When external pressure reshapes the rules, resilience lies in deliberate choice.

There are moments when economic policy stops being abstract and becomes personal. Tariffs, trade disputes, and supply disruptions may begin as lines in official documents, but they ultimately shape prices, jobs, and confidence. Canada is living through such a moment.


The renewed use of tariffs by the Trump administration did not arrive without warning, yet their scope and tone marked a shift. Trade was no longer treated primarily as a rules-based system, but as leverage. For Canada, whose prosperity has long depended on predictable access to external markets, particularly the United States, this change carried real weight.


What followed was not a single defining gesture, but a sequence of deliberate choices. Under Mark Carney’s government, Canada has been navigating pressure with restraint, seeking stability while quietly adjusting its economic footing. This is not a story of rupture. It is a story of measured recalibration.



Exposure and Adjustment


The immediate challenge was exposure. Even where formal agreements such as CUSMA remained in place, confidence in continuity weakened. Tariffs aimed at allies signaled that economic relationships could no longer be assumed to be insulated from political volatility.


For Canada, the risk extended beyond higher costs or disrupted exports. It lay in dependence on decisions made elsewhere.


Pressure does not disappear, but it does not have to dictate direction.


Strengthening the Domestic Base


One response focused inward. The One Canadian Economy Act addressed long-standing internal trade barriers between provinces, barriers often tolerated as inefficiencies rather than risks.


Under external pressure, those inefficiencies became vulnerabilities. Reducing internal friction in the movement of goods, services, and labor strengthened the domestic market and improved flexibility. It was a practical step that reduced reliance on any single external outlet without framing the move as defensive.


Support for tariff-exposed sectors followed a similar logic. Industries such as steel, aluminum, forestry, and automotive manufacturing remain deeply integrated into North American supply chains. Rather than attempting to shield them indefinitely, policy emphasized stabilization and adaptation.


The objective was to preserve capacity while allowing adjustment to a trade environment that could no longer be assumed stable.



Broadening Economic Footing


Alongside domestic measures, Canada expanded its economic engagement beyond its most familiar partners. This was not presented as a pivot or a realignment. It was an acceleration of existing efforts, prompted by circumstance.


Investment agreements and trade initiatives in regions such as the Middle East and Southeast Asia reflected an understanding that concentration increases fragility. No alternative market could replace the United States, but a broader network reduces the impact of disruption when pressure arises.

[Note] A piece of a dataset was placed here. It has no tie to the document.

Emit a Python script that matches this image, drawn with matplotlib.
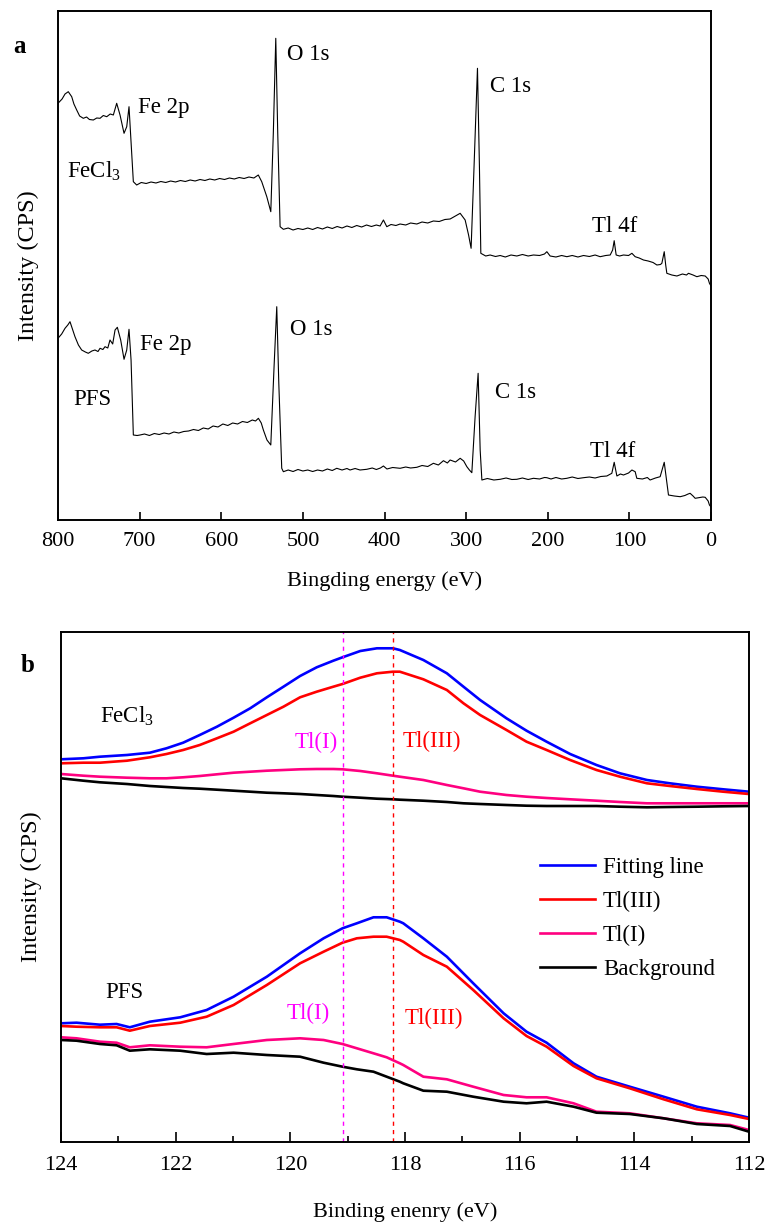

The same pragmatism shaped engagement with China. Tariff reductions on selected goods reopened constrained channels of trade without resolving broader disagreements. The decision was transactional rather than symbolic.


It acknowledged that disengagement carries costs of its own, and that economic contact can be managed without denying political complexity.


Resilience is not withdrawal. It is the widening of options.


Stability at Home


These adjustments unfolded amid persistent affordability concerns. Trade uncertainty amplifies inflationary pressures, particularly for households already strained by housing and energy costs.


Expanded tax credits and targeted relief were framed not as stimulus, but as stabilization. Maintaining social cohesion became part of economic resilience, not separate from it.


Across these measures, a consistent pattern emerged. Canada avoided dramatic retaliation and resisted overcorrection. Instead, it reinforced internal systems, widened its external options, and preserved room to maneuver.


The aim was not to eliminate dependence, but to ensure dependence did not become determinative.



Reflection


In unsettled times, it is easy to mistake visibility for strength. Loud responses can feel reassuring, even when they change little.


Canada’s approach suggests a different understanding of economic power. Sovereignty today is not defined by isolation, nor by traditional self-sufficiency. It lies in the ability to make informed choices under constraint.


Much of this posture reflects a crisis-management mindset. Preparation matters more than prediction. Buffers matter more than declarations. Reducing single points of failure becomes a form of quiet discipline.


The emphasis on internal coherence and broader external engagement follows this logic.


There is also an implicit recognition that the previous trade environment is unlikely to return unchanged. Economic integration no longer guarantees stability. Trade has become an instrument of policy rather than a neutral backdrop.


In such a landscape, resilience is not a temporary adjustment. It becomes a standing requirement.


Economic sovereignty today is the ability to choose under constraint.


Closing


When the rules become less certain, character is revealed not by reaction, but by calibration.

Between pressure and purpose, Canada has chosen to widen its footing, strengthen its core, and move forward without haste or illusion.